Start

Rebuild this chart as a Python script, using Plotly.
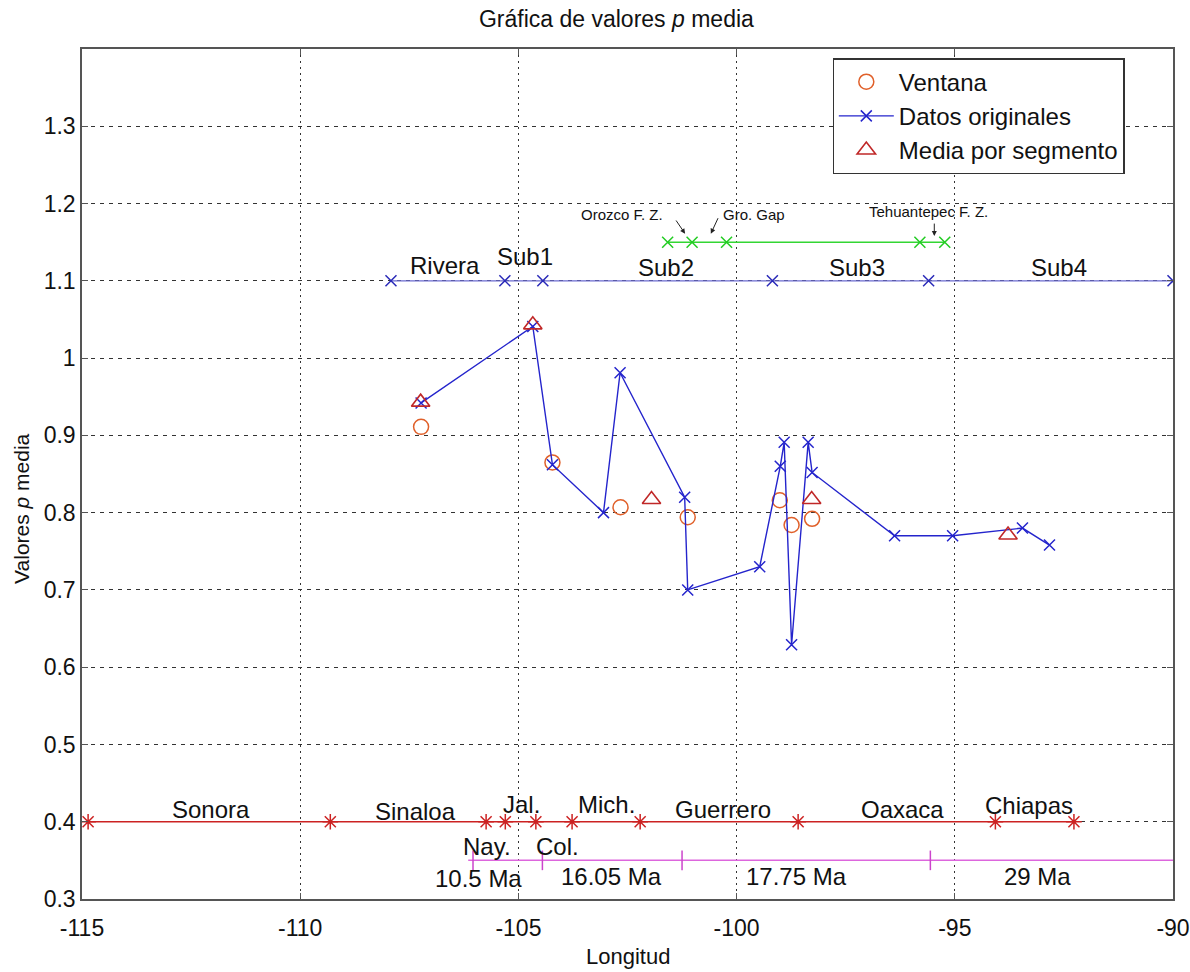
import plotly.graph_objects as go

# ---------------- data ----------------
# Datos originales (longitude, p value)
orig_lon = [-107.23, -104.67, -104.22, -103.05, -102.67, -101.19, -101.12, -99.47,
            -99.00, -98.91, -98.74, -98.36, -98.27, -96.38, -95.05, -93.45, -92.83]
orig_p = [0.942, 1.041, 0.862, 0.800, 0.981, 0.820, 0.700, 0.730,
          0.860, 0.891, 0.629, 0.891, 0.852, 0.770, 0.770, 0.780, 0.758]

# Ventana
vent_lon = [-107.23, -104.22, -102.66, -101.12, -99.01, -98.74, -98.27]
vent_p = [0.911, 0.865, 0.807, 0.794, 0.816, 0.784, 0.792]

# Media por segmento
seg_lon = [-107.24, -104.67, -101.95, -98.28, -93.78]
seg_p = [0.943, 1.043, 0.817, 0.817, 0.771]

# Subduction segments line (y = 1.1)
sub_lon = [-107.92, -105.31, -104.44, -99.18, -95.60, -90.0]
sub_y = [1.1] * len(sub_lon)
sub_labels = ["Rivera", "Sub1", "Sub2", "Sub3", "Sub4"]
sub_label_lon = [-106.69, -104.86, -101.62, -97.25, -92.62]
sub_label_y = [1.120, 1.131, 1.117, 1.117, 1.117]

# Fracture zones line (y = 1.15)
fz_lon = [-101.58, -101.02, -100.23, -95.80, -95.23]
fz_y = [1.15] * len(fz_lon)
fz_labels = ["Orozco F. Z.", "Gro. Gap", "Tehuantepec F. Z."]
fz_label_lon = [-102.63, -99.61, -95.60]
fz_label_y = [1.186, 1.186, 1.190]
fz_arrow_tail_lon = [-101.41, -100.41, -95.47]
fz_arrow_tail_y = [1.180, 1.183, 1.176]
fz_arrow_head_lon = [-101.18, -100.59, -95.47]
fz_arrow_head_y = [1.161, 1.161, 1.158]

# States line (y = 0.4)
state_lon = [-114.86, -109.31, -105.74, -105.30, -104.60, -103.77, -102.21, -98.59, -94.07, -92.27]
state_y = [0.4] * len(state_lon)
state_labels = ["Sonora", "Sinaloa", "Jal.", "Mich.", "Guerrero", "Oaxaca", "Chiapas", "Nay.", "Col."]
state_label_lon = [-112.05, -107.35, -104.94, -102.97, -100.32, -96.20, -93.31, -105.72, -104.10]
state_label_y = [0.416, 0.413, 0.422, 0.422, 0.416, 0.416, 0.421, 0.368, 0.368]

# Plate age line (y = 0.35)
age_line_lon = [-106.15, -90.0]
age_line_y = [0.35, 0.35]
age_tick_lon = [-106.04, -104.45, -101.25, -95.56]
age_tick_y = [0.35] * len(age_tick_lon)
age_labels = ["10.5 Ma", "16.05 Ma", "17.75 Ma", "29 Ma"]
age_label_lon = [-105.92, -102.86, -98.62, -93.10]
age_label_y = [0.327, 0.329, 0.329, 0.329]

x_ticks = [-115, -110, -105, -100, -95, -90]
x_ticktext = ["-115", "-110", "-105", "-100", "-95", "-90"]
y_ticks = [0.3, 0.4, 0.5, 0.6, 0.7, 0.8, 0.9, 1.0, 1.1, 1.2, 1.3]
y_ticktext = ["0.3", "0.4", "0.5", "0.6", "0.7", "0.8", "0.9", "1", "1.1", "1.2", "1.3"]

FONT = "Liberation Sans, Arial, Helvetica, sans-serif"

C_STATE = "#cc2222"
C_AGE = "#dd66dd"
C_FZ = "#33d633"
C_VENT = "#e0602a"
C_ORIG = "#2424cc"
C_SEG = "#c02828"

fig = go.Figure()

# States line
fig.add_trace(go.Scatter(x=state_lon, y=state_y, mode="lines+markers",
                         line=dict(color=C_STATE, width=1.5),
                         marker=dict(symbol="asterisk-open", size=13, color=C_STATE,
                                     line=dict(color=C_STATE, width=1.5)),
                         showlegend=False, hoverinfo="skip"))
# Age line
fig.add_trace(go.Scatter(x=age_line_lon, y=age_line_y, mode="lines",
                         line=dict(color=C_AGE, width=1.5),
                         showlegend=False, hoverinfo="skip"))
fig.add_trace(go.Scatter(x=age_tick_lon, y=age_tick_y, mode="markers",
                         marker=dict(symbol="line-ns-open", size=14, color="#cc44cc",
                                     line=dict(color="#cc44cc", width=1.5)),
                         showlegend=False, hoverinfo="skip"))
# Subduction line
fig.add_trace(go.Scatter(x=sub_lon, y=sub_y, mode="lines+markers",
                         line=dict(color="#6a6ad0", width=1.3),
                         marker=dict(symbol="x-thin-open", size=11, color="#2a2ab8",
                                     line=dict(color="#2a2ab8", width=1.5)),
                         showlegend=False, hoverinfo="skip"))
# Fracture zone line
fig.add_trace(go.Scatter(x=fz_lon, y=fz_y, mode="lines+markers",
                         line=dict(color=C_FZ, width=1.5),
                         marker=dict(symbol="x-thin-open", size=11, color="#22cc22",
                                     line=dict(color="#22cc22", width=1.5)),
                         showlegend=False, hoverinfo="skip"))

# Legend traces
fig.add_trace(go.Scatter(x=vent_lon, y=vent_p, mode="markers", name="Ventana",
                         marker=dict(symbol="circle-open", size=15, color=C_VENT,
                                     line=dict(color=C_VENT, width=1.5))))
fig.add_trace(go.Scatter(x=orig_lon, y=orig_p, mode="lines+markers", name="Datos originales",
                         line=dict(color=C_ORIG, width=1.4),
                         marker=dict(symbol="x-thin-open", size=11, color=C_ORIG,
                                     line=dict(color=C_ORIG, width=1.5))))
fig.add_trace(go.Scatter(x=seg_lon, y=seg_p, mode="markers", name="Media por segmento",
                         marker=dict(symbol="triangle-up-open", size=16, color=C_SEG,
                                     line=dict(color=C_SEG, width=1.6))))

annotations = []
for t, x, y in zip(sub_labels, sub_label_lon, sub_label_y):
    annotations.append(dict(x=x, y=y, xref="x", yref="y", text=t, showarrow=False,
                            font=dict(size=24, color="#111", family=FONT)))
for t, x, y in zip(state_labels, state_label_lon, state_label_y):
    annotations.append(dict(x=x, y=y, xref="x", yref="y", text=t, showarrow=False,
                            font=dict(size=24, color="#111", family=FONT)))
for t, x, y in zip(age_labels, age_label_lon, age_label_y):
    annotations.append(dict(x=x, y=y, xref="x", yref="y", text=t, showarrow=False,
                            font=dict(size=24, color="#111", family=FONT)))
for t, x, y in zip(fz_labels, fz_label_lon, fz_label_y):
    annotations.append(dict(x=x, y=y, xref="x", yref="y", text=t, showarrow=False,
                            font=dict(size=15, color="#111", family=FONT)))
for tx, ty, hx, hy in zip(fz_arrow_tail_lon, fz_arrow_tail_y, fz_arrow_head_lon, fz_arrow_head_y):
    annotations.append(dict(x=hx, y=hy, ax=tx, ay=ty, xref="x", yref="y", axref="x", ayref="y",
                            text="", showarrow=True, arrowhead=2, arrowsize=1.0,
                            arrowwidth=1, arrowcolor="#222"))

# Axis titles
annotations.append(dict(x=0.5, y=-0.068, xref="paper", yref="paper", text="Longitud",
                        showarrow=False, yanchor="middle",
                        font=dict(size=22, color="#111", family=FONT)))
annotations.append(dict(x=-0.056, y=0.46, xref="paper", yref="paper",
                        text="Valores <i>p</i> media", textangle=-90,
                        showarrow=False, xanchor="center", yanchor="middle",
                        font=dict(size=21, color="#111", family=FONT)))

axis_common = dict(showline=True, linecolor="#555", linewidth=1.5, mirror="ticks",
                   ticks="inside", ticklen=6, tickcolor="#555", zeroline=False,
                   showgrid=True, gridcolor="#333", gridwidth=1, automargin=False,
                   tickfont=dict(size=23, color="#111", family=FONT))

fig.update_layout(
    width=1190, height=972,
    margin=dict(l=82, r=17, t=49, b=73),
    paper_bgcolor="white", plot_bgcolor="white",
    title=dict(text="Gráfica de valores <i>p</i> media", x=0.518, y=0.981,
               xanchor="center", yanchor="middle",
               font=dict(size=23, color="#111", family=FONT)),
    xaxis=dict(range=[-115, -90], tickvals=x_ticks, ticktext=x_ticktext, griddash="2px,4px",
               ticklabelstandoff=8, ticklabeloverflow="allow", **axis_common),
    yaxis=dict(range=[0.3, 1.4], tickvals=y_ticks, ticktext=y_ticktext,
               griddash="4px,5px", **axis_common),
    legend=dict(x=0.688, y=0.989, xanchor="left", yanchor="top",
                bgcolor="white", bordercolor="#333", borderwidth=1.2,
                font=dict(size=24, color="#111", family=FONT),
                itemwidth=55, tracegroupgap=0),
    annotations=annotations,
    showlegend=True,
)

fig.write_html("out.html")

End

What you should do> Write down every line from the opening of the listing to the line with "import plotly.graph_objects as go", both included, and nothing else; the pictures are omitted.

Exercise result>
Rebuild this chart as a Python script, using Plotly.
import plotly.graph_objects as go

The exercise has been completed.